Esmaa Mohamoud, “One of the Boys,” 2017, clothing sculpture, life-size, new 2018 version of dress (Chicago Bulls); alternatively “Untitled (No Fields),” 2018, life-size, clothing sculpture/ Georgia Scherman Projects
Luke A. Fidler
The Joyce Foundation/Salon 94 (New York), 435
The entire space is given over to an installation by Chicago’s own Carlos Rolón, whose pile of things highlights the destructive force of Hurricane Maria. As I inspected it, another visitor compared Rolón’s work to Jeff Wall’s seminal The Destroyed Room (1978). She couldn’t have been more wrong; Wall’s homage to Delacroix was a pre-meditated challenge to high-art traditions of painted violence and a more mundane commodity culture. This, on the other hand, is a raw indictment of structural neglect.
Georgia Scherman Projects (Toronto), 438
Esmaa Mohamoud’s Chicago Bulls ball gown and accompanying photographs offered some of the most social media-friendly content at the fair. But glossy appeal aside (although it’s clear that the work’s sumptuous qualities are part of its apparatus), she poses a smart challenge to hegemonic notions of sports and gender.
Smith Davidson Gallery (Miami), 444
Showcasing the work of artists like Rover Thomas Joolama and George “Hairbrush” Tjungurrayi, Smith Davidson offered a welcome chance to compare some of the more marked trends in contemporary Australian Aboriginal art. Walala Tjapaltjarri’s painted dots and rectangles shift eerily in and out of focus thanks to a masterful command of hues and shades. But Johnny Warangkula Tjupurrula’s “Water and Tucker”(1972), which stole the show in an exhibition at Paris’ Musée du Quai Branly several years ago, again stands out with its teeming chaos of cosmologically-charged marks.
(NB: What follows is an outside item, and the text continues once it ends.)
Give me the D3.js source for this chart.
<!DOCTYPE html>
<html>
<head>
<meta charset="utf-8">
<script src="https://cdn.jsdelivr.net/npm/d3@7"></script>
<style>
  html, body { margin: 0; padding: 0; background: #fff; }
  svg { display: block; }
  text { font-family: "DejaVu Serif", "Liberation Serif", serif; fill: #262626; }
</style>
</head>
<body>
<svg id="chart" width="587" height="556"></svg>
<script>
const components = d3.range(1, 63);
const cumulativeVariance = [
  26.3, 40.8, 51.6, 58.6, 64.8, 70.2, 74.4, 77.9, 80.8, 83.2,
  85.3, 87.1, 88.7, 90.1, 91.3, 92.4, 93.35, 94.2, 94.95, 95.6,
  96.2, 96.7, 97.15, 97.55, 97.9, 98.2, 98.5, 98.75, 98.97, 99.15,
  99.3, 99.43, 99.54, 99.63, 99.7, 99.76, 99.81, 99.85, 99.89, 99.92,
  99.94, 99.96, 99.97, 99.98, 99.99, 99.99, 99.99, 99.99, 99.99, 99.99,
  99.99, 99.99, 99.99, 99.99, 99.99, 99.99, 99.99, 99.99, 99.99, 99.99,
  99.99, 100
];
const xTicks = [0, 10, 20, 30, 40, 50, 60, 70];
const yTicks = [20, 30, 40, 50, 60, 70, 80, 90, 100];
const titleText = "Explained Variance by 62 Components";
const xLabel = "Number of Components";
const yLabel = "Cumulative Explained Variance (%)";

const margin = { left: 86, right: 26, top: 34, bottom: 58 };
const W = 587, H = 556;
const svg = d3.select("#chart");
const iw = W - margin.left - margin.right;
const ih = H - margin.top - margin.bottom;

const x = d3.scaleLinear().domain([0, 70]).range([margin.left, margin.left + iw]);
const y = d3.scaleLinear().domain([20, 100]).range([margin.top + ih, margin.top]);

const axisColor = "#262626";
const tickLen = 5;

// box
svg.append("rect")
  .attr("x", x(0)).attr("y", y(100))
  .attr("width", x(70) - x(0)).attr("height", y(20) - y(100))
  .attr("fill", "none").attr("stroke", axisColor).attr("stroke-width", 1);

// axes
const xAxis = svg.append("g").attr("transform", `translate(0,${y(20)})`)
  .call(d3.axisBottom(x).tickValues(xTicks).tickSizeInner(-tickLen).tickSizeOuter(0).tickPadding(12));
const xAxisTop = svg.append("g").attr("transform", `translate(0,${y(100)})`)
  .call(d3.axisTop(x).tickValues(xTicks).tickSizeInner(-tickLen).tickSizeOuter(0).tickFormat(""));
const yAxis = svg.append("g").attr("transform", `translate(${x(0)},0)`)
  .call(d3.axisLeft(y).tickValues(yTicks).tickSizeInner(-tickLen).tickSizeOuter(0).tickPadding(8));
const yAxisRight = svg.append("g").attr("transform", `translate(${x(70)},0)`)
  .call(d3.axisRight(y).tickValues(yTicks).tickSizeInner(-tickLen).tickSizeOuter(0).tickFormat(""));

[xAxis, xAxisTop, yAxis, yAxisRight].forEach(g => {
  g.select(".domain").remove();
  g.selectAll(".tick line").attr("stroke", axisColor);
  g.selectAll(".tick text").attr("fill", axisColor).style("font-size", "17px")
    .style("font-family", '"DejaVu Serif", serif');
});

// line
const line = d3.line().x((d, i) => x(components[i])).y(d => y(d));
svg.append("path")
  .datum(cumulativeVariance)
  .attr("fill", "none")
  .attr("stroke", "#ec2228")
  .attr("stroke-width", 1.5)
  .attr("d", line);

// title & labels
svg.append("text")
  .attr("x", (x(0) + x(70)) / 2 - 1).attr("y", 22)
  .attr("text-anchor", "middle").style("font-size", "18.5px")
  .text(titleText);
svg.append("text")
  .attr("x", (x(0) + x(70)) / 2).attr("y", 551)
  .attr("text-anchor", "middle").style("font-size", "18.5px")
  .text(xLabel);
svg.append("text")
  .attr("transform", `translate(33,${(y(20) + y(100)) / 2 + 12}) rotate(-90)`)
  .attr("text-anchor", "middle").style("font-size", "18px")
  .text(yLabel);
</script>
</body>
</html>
Claire Oliver Gallery (New York), 428
Another crowd-pleaser, Claire Oliver introduced me to two artists whose work got well and truly under my skin. Bisa Butler’s spectacular textile portraits are a revelation, seducing the eye with colors and patterns while commenting wryly on episodes from twentieth-century black life. Barbara Earl Thomas invokes the history of the paper cutting, scissoring detailed pictures out of Tyvek.
313 Art Project (Seoul), Booth 357
Lee Wan, who represented South Korea at the last Venice Biennale, is one of the more interesting artists working with the history of the monochrome. Here, parts of his series “Diligent Attitude Towards a Meaningless Thing” connect the business of art production to forms of labor and consumption that put me in mind of Francis Alÿs. Their conceptual sophistication felt like a real intervention in a fair that trended increasingly toward spectacular fabricated things—neons, inflatables, gold plating.